(Rows from a dataset of charts and code)
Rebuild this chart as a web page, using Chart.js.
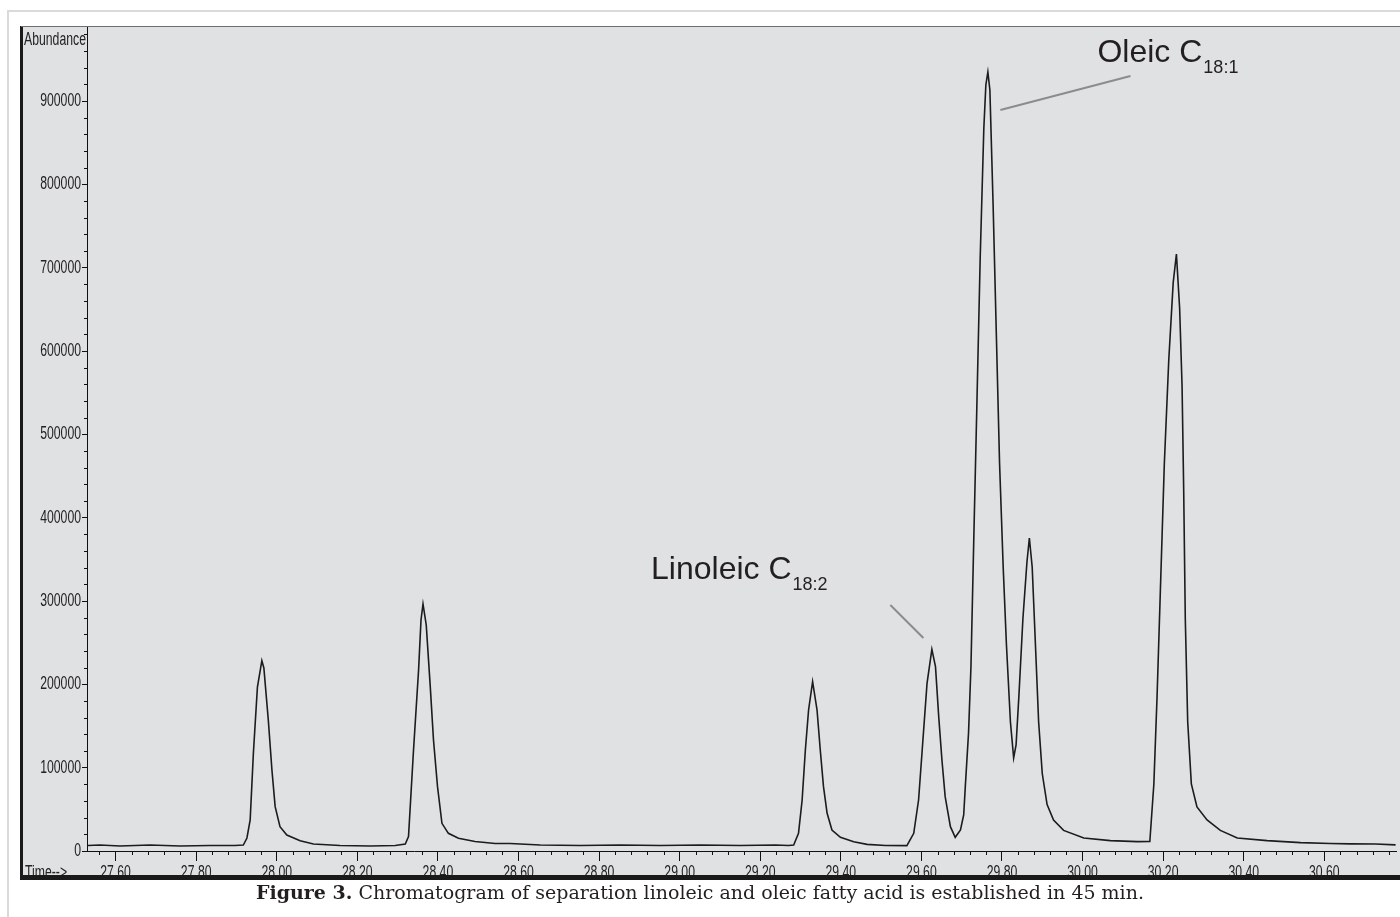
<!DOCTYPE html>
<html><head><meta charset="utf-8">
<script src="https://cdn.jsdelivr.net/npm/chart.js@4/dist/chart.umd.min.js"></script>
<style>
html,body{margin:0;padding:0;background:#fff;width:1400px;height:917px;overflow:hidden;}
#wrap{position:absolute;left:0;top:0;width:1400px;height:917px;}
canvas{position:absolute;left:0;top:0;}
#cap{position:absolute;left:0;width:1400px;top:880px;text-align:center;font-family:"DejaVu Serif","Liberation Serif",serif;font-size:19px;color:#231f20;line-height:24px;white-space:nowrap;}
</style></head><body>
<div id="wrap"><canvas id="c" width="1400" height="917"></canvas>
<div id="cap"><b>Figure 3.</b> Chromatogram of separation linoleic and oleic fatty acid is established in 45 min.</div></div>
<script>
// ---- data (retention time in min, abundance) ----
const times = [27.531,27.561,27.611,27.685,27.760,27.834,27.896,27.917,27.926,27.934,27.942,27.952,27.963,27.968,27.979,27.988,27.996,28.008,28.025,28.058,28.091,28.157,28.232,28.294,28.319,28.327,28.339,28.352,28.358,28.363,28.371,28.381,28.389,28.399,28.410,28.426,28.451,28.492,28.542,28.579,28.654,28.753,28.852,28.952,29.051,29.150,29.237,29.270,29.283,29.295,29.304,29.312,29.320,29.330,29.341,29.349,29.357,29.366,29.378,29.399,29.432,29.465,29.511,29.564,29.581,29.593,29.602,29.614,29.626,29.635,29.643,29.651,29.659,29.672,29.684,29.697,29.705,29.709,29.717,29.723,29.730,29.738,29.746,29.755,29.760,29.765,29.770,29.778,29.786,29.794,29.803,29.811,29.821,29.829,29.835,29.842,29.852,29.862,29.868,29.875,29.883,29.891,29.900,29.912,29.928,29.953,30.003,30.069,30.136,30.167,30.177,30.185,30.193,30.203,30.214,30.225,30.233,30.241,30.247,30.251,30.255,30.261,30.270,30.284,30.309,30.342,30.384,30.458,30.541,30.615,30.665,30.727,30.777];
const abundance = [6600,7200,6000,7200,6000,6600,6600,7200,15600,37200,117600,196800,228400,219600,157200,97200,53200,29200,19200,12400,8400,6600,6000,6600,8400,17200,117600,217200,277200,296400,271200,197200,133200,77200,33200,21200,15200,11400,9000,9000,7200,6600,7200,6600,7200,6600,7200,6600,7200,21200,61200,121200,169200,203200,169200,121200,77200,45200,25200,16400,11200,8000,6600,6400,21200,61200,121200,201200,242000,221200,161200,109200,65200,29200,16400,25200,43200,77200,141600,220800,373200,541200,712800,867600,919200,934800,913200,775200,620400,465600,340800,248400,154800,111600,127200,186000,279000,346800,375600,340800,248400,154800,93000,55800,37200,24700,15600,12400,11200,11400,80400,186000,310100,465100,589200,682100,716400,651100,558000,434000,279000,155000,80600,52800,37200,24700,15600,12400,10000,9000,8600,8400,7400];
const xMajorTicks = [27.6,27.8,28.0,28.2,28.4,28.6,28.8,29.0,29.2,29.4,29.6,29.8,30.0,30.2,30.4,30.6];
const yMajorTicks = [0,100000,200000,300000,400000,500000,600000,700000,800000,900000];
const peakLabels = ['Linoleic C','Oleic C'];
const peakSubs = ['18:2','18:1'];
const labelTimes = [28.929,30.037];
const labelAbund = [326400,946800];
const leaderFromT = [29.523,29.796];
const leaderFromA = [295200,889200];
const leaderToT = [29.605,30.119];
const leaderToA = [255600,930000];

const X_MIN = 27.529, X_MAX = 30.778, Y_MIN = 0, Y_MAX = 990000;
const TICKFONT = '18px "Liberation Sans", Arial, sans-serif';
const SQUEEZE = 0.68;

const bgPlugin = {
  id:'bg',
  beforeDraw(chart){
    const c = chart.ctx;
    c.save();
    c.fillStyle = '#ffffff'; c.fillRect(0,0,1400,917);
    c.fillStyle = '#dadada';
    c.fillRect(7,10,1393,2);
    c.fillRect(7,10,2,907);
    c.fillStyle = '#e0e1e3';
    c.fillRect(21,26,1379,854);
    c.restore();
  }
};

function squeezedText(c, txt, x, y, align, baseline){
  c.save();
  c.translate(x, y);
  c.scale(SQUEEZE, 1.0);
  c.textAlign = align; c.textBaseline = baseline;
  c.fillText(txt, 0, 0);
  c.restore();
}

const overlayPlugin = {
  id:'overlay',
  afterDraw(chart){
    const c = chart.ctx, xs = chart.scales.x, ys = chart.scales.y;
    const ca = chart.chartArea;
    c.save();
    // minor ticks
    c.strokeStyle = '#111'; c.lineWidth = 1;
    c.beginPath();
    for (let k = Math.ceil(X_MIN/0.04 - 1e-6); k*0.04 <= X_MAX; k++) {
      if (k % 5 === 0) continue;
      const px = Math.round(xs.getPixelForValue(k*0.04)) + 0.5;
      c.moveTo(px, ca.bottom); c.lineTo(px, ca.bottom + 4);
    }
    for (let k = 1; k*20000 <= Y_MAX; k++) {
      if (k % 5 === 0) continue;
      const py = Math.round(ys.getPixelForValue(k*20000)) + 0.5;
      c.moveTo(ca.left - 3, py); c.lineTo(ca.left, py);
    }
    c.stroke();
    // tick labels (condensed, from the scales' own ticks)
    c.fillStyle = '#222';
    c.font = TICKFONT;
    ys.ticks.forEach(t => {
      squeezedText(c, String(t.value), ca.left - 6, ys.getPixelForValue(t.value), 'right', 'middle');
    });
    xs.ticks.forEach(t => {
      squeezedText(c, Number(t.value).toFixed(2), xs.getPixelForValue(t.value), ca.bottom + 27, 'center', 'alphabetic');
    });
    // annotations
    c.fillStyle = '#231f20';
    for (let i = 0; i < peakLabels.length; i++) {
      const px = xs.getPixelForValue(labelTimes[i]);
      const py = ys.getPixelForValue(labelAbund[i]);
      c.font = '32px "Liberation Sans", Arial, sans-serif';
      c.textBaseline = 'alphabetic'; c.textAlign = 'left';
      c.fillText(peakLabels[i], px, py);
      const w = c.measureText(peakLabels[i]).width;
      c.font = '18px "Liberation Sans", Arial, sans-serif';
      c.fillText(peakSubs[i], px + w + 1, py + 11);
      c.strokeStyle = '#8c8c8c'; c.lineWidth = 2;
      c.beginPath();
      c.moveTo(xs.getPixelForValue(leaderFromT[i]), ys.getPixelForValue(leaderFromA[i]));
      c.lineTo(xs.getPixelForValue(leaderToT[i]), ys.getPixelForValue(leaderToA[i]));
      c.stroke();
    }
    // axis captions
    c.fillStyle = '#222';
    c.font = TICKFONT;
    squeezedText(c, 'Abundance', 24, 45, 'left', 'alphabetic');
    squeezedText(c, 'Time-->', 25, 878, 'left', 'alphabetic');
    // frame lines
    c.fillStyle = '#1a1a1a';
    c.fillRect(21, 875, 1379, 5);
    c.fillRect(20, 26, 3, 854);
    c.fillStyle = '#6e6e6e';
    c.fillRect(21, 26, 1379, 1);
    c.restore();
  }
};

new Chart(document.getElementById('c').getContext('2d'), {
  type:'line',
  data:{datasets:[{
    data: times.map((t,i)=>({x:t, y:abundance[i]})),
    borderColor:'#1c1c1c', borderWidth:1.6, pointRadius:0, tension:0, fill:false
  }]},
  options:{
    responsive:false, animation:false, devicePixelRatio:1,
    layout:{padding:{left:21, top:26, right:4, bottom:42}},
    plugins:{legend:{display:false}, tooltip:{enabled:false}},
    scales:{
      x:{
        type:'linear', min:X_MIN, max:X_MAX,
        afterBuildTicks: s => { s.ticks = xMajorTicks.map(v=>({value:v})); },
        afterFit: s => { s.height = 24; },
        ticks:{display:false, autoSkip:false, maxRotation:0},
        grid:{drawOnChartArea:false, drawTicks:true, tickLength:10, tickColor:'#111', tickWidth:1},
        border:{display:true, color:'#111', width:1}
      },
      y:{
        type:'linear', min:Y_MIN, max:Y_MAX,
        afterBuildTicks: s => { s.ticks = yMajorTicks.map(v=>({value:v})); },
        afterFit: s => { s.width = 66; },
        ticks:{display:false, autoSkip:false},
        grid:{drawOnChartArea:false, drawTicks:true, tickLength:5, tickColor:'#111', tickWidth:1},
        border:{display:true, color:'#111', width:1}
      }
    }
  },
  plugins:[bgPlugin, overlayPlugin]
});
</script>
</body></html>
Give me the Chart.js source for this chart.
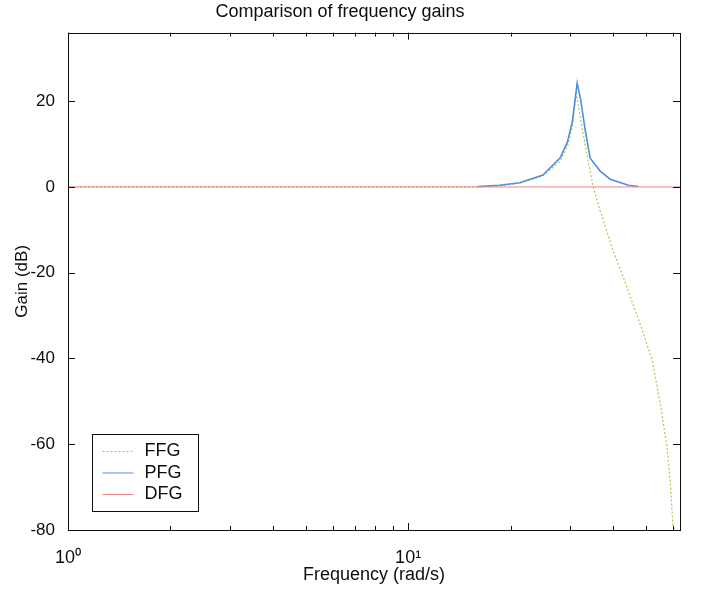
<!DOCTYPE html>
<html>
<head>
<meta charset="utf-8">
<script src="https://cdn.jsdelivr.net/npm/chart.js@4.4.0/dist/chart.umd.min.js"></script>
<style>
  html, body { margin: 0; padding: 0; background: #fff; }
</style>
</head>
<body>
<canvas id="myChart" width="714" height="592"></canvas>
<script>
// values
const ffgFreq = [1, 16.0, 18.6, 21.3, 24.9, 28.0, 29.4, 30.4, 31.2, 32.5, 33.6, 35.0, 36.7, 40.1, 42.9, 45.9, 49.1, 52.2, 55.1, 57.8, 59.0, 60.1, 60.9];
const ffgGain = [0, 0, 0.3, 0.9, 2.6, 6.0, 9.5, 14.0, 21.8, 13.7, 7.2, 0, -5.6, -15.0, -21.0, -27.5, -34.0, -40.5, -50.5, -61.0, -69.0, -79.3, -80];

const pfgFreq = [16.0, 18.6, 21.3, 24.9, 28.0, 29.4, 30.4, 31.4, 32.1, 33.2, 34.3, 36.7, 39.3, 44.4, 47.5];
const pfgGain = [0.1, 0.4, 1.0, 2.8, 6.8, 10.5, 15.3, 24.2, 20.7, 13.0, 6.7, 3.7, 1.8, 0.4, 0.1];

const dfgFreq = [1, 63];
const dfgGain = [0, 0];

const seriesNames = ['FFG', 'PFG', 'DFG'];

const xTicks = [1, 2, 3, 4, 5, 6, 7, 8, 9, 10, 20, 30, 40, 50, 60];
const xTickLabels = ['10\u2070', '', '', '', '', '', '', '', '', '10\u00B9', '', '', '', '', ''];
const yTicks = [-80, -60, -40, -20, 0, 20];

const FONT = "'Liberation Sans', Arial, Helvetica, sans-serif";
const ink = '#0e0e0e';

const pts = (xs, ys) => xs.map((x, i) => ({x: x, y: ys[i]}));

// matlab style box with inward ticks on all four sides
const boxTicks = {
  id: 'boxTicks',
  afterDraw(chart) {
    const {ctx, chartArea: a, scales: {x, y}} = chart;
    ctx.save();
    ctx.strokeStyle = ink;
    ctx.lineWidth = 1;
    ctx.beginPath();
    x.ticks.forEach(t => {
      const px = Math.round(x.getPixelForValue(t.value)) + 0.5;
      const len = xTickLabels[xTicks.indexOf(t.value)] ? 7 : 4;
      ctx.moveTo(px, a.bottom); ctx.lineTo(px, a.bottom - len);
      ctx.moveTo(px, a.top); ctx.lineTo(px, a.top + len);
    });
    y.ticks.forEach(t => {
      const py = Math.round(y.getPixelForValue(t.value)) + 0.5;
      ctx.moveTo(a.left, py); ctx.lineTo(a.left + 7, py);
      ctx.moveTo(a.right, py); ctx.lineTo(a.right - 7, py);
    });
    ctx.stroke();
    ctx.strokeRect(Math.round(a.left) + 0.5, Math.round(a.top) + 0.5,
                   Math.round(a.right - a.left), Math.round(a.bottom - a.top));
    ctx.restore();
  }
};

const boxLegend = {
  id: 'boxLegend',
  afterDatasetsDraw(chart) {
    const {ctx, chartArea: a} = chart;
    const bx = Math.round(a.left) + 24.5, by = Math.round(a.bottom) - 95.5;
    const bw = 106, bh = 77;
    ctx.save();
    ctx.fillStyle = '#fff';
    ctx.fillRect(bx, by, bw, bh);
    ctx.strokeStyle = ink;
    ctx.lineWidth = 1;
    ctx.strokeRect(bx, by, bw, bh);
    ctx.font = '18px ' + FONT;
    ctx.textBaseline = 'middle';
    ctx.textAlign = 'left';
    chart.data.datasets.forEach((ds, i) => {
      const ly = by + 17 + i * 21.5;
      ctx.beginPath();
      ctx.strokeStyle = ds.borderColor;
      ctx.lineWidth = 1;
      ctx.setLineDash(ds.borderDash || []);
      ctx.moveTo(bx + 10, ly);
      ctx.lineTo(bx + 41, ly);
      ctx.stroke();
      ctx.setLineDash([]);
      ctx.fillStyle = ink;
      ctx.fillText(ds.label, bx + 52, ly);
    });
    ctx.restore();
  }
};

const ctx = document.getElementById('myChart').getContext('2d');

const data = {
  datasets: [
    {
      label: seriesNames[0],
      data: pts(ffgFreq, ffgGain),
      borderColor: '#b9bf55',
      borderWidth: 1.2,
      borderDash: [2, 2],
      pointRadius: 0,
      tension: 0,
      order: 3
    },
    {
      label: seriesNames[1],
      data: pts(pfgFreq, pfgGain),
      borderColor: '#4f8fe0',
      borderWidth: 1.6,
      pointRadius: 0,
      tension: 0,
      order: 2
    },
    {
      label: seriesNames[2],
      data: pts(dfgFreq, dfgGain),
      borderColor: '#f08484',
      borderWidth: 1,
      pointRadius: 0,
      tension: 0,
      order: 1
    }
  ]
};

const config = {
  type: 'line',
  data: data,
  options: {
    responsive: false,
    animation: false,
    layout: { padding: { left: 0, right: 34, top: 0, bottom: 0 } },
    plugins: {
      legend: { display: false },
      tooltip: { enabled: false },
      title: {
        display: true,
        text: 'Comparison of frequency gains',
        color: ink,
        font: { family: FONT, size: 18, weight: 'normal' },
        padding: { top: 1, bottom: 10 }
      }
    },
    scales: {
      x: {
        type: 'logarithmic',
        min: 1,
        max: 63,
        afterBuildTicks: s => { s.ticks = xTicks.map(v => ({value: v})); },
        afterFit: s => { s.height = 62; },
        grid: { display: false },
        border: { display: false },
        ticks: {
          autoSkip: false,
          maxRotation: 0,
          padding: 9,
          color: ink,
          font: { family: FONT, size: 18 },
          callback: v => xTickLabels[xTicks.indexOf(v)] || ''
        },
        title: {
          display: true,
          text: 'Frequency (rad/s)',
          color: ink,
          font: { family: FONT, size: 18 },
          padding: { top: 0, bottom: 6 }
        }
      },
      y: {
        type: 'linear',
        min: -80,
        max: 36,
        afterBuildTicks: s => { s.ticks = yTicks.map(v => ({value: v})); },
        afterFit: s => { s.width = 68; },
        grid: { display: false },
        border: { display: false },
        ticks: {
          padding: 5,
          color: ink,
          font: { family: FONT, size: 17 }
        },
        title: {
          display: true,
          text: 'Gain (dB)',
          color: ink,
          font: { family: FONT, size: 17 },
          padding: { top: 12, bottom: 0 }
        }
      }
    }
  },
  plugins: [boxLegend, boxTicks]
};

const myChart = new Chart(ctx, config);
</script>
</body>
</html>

Objective = Take the material above and output only the lines from the one that contains "Give me the Chart.js source for this chart." through the one that contains "const pts = (xs, ys)", ends included and images left out.

Output =
Give me the Chart.js source for this chart.
<!DOCTYPE html>
<html>
<head>
<meta charset="utf-8">
<script src="https://cdn.jsdelivr.net/npm/chart.js@4.4.0/dist/chart.umd.min.js"></script>
<style>
  html, body { margin: 0; padding: 0; background: #fff; }
</style>
</head>
<body>
<canvas id="myChart" width="714" height="592"></canvas>
<script>
// values
const ffgFreq = [1, 16.0, 18.6, 21.3, 24.9, 28.0, 29.4, 30.4, 31.2, 32.5, 33.6, 35.0, 36.7, 40.1, 42.9, 45.9, 49.1, 52.2, 55.1, 57.8, 59.0, 60.1, 60.9];
const ffgGain = [0, 0, 0.3, 0.9, 2.6, 6.0, 9.5, 14.0, 21.8, 13.7, 7.2, 0, -5.6, -15.0, -21.0, -27.5, -34.0, -40.5, -50.5, -61.0, -69.0, -79.3, -80];

const pfgFreq = [16.0, 18.6, 21.3, 24.9, 28.0, 29.4, 30.4, 31.4, 32.1, 33.2, 34.3, 36.7, 39.3, 44.4, 47.5];
const pfgGain = [0.1, 0.4, 1.0, 2.8, 6.8, 10.5, 15.3, 24.2, 20.7, 13.0, 6.7, 3.7, 1.8, 0.4, 0.1];

const dfgFreq = [1, 63];
const dfgGain = [0, 0];

const seriesNames = ['FFG', 'PFG', 'DFG'];

const xTicks = [1, 2, 3, 4, 5, 6, 7, 8, 9, 10, 20, 30, 40, 50, 60];
const xTickLabels = ['10\u2070', '', '', '', '', '', '', '', '', '10\u00B9', '', '', '', '', ''];
const yTicks = [-80, -60, -40, -20, 0, 20];

const FONT = "'Liberation Sans', Arial, Helvetica, sans-serif";
const ink = '#0e0e0e';

const pts = (xs, ys) => xs.map((x, i) => ({x: x, y: ys[i]}));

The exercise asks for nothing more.